JOREK simulations of edge-localized mode effects on heat load and target erosion in the EHL-2 spherical torus

This study utilizes the nonlinear magnetohydrodynamic code JOREK to investigate edge-localized mode (ELM) dynamics in the EHL-2 spherical torus, which is a device specifically designed for p-¹¹B fusion. The nonlinear evolution of multi-mode ELMs as well as their impact on divertor heat loads and target erosion have been investigated in detail. Nonlinear simulations that incorporate toroidal modes ranging from n = 2 to 20 unveil a mode transition process. Specifically, although linear analysis designates n = 18 as the most unstable mode, the nonlinear interactions result in the n = 16 mode becoming dominant during the crash phase.
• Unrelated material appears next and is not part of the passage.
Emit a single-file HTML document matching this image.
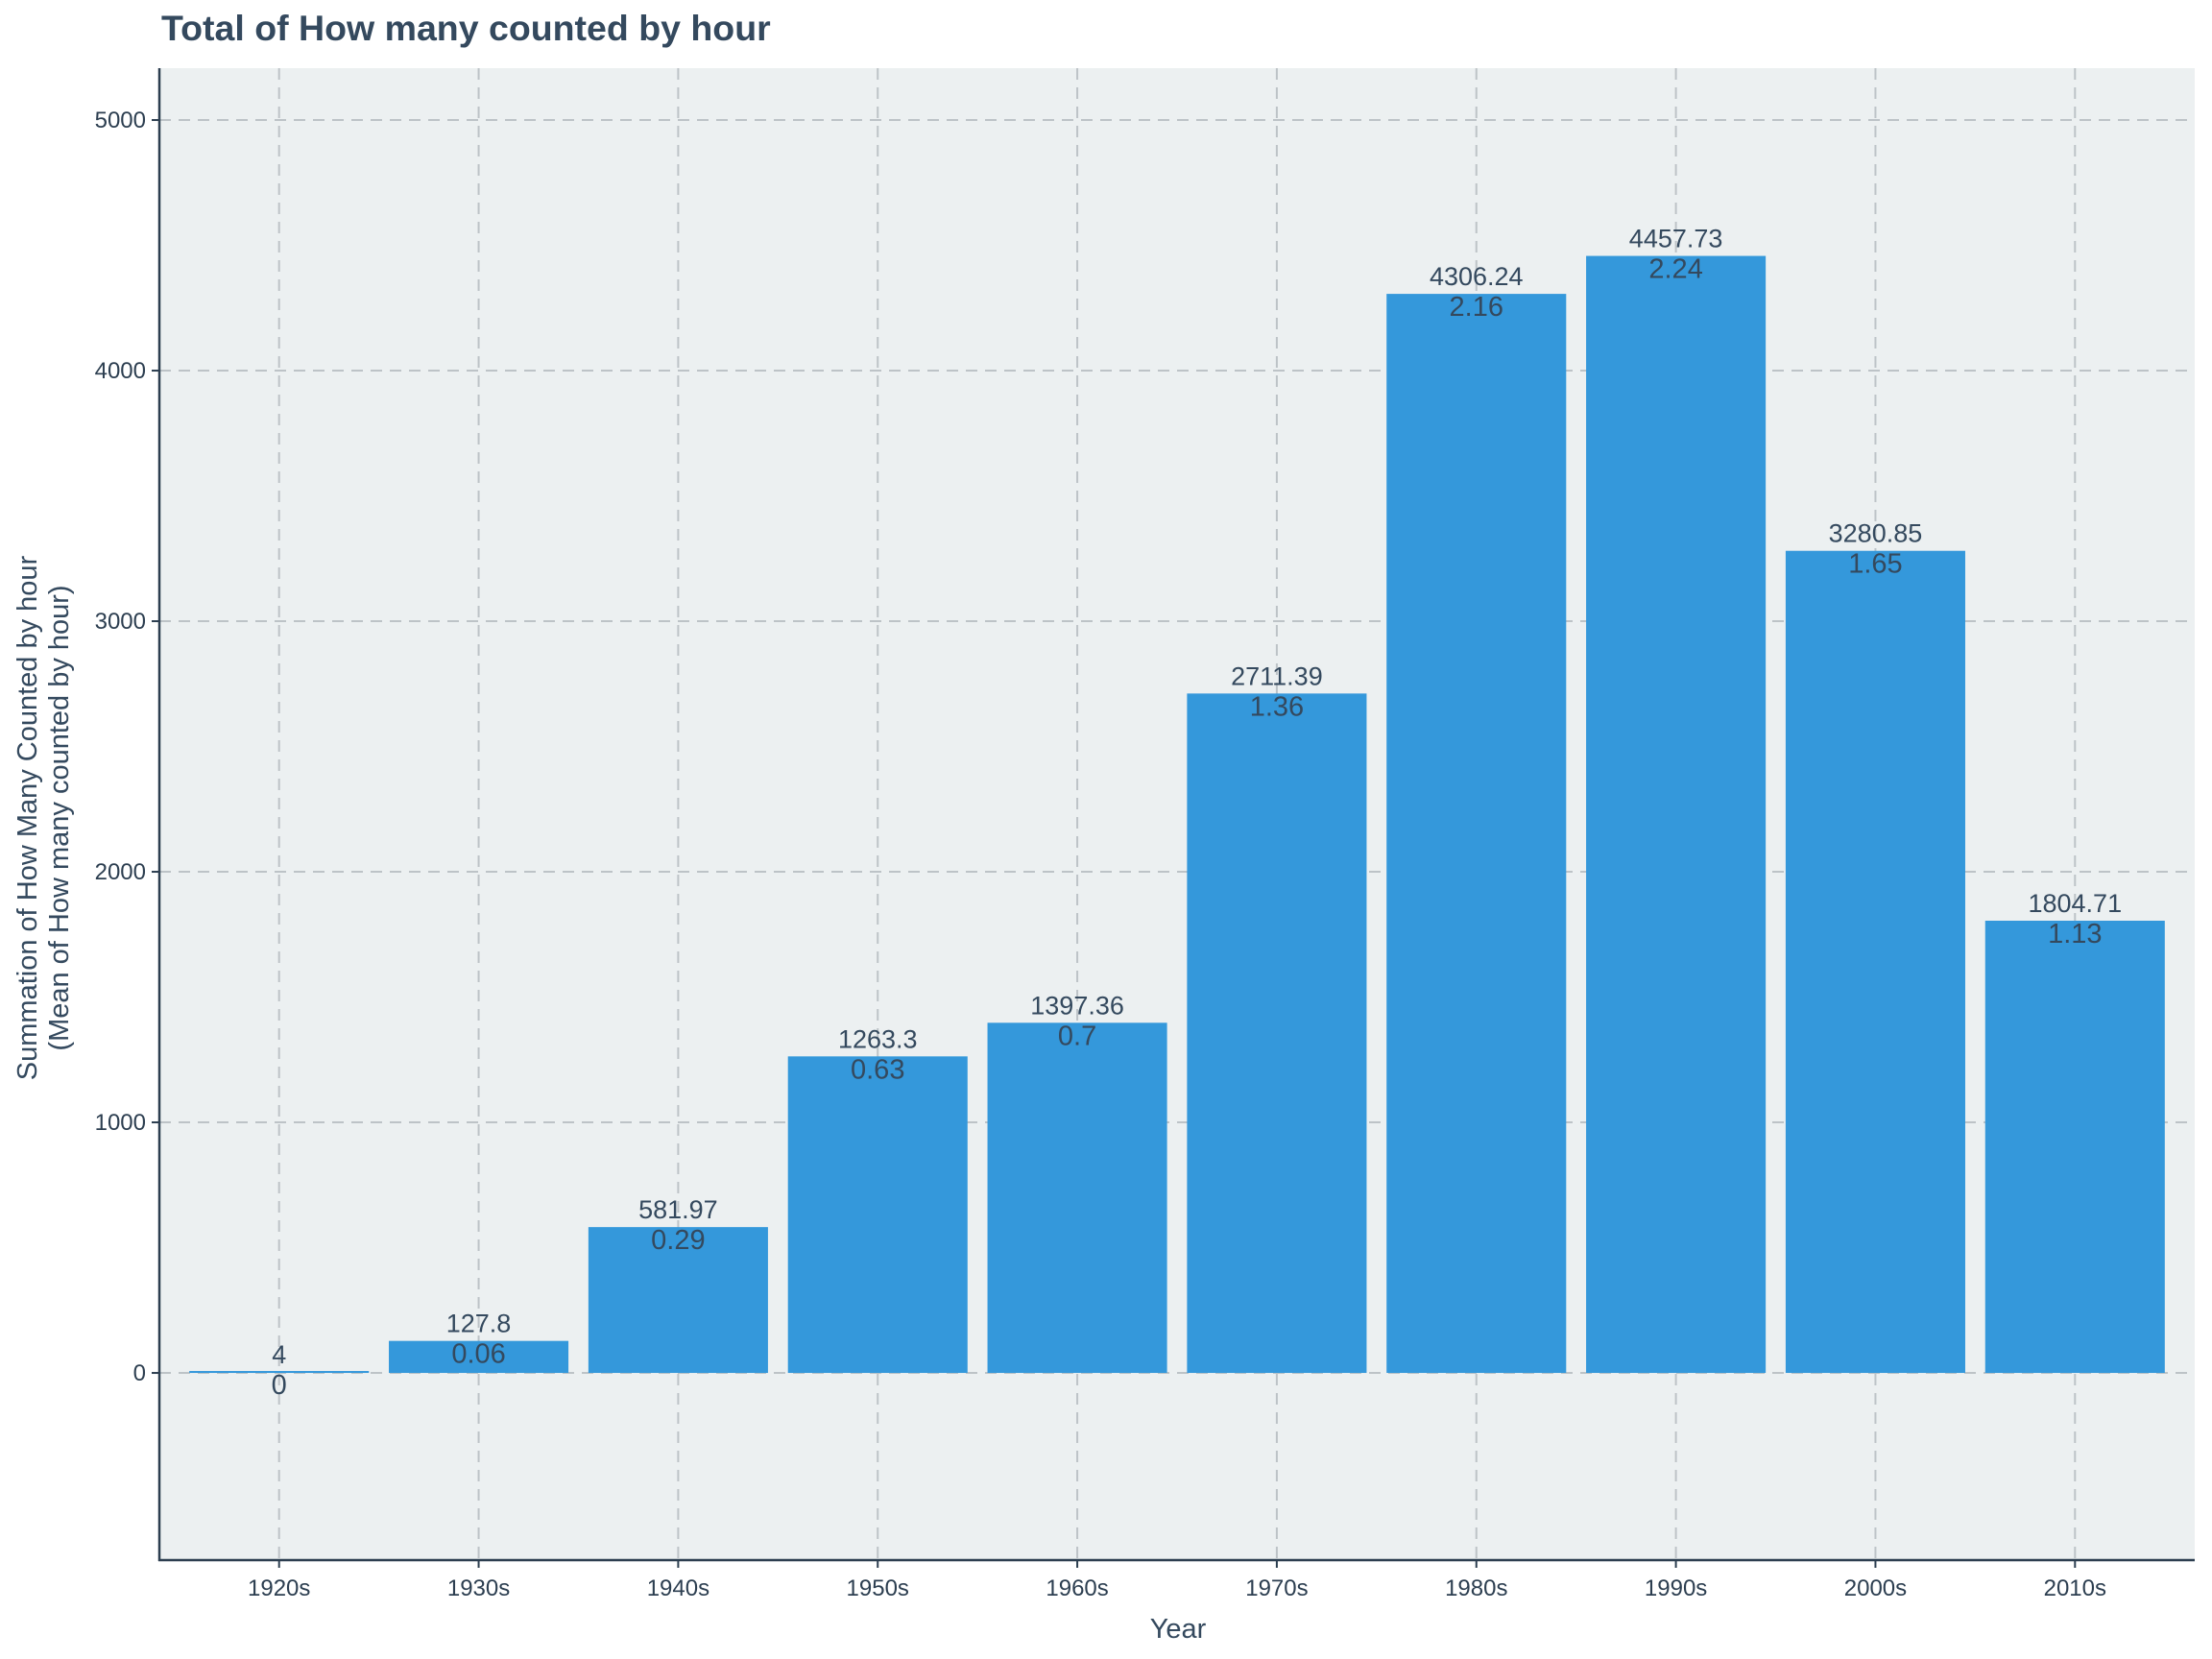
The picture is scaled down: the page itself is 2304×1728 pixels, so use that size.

The ELM crash triggers stochastic magnetic fields, enhances cross-field transport, and causes the pedestal pressure to decrease by approximately 20%. Moreover, around 0.1 MJ of energy (10% of the total pedestal energy) is released into the scrape-off layer as a result of this crash. This leads to a significant heat flux that peaks at ∼80 MW/m2 on the outboard divertor targets. Further, the simulation result shows that the physical sputtering, dominates carbon erosion with peak erosion flux reaching 6.5×1021 m-2s-1. These findings highlight severe challenges for plasma-facing components and underscore the urgency of developing effective ELM control schemes for sustainable p-¹¹B operation in EHL-2.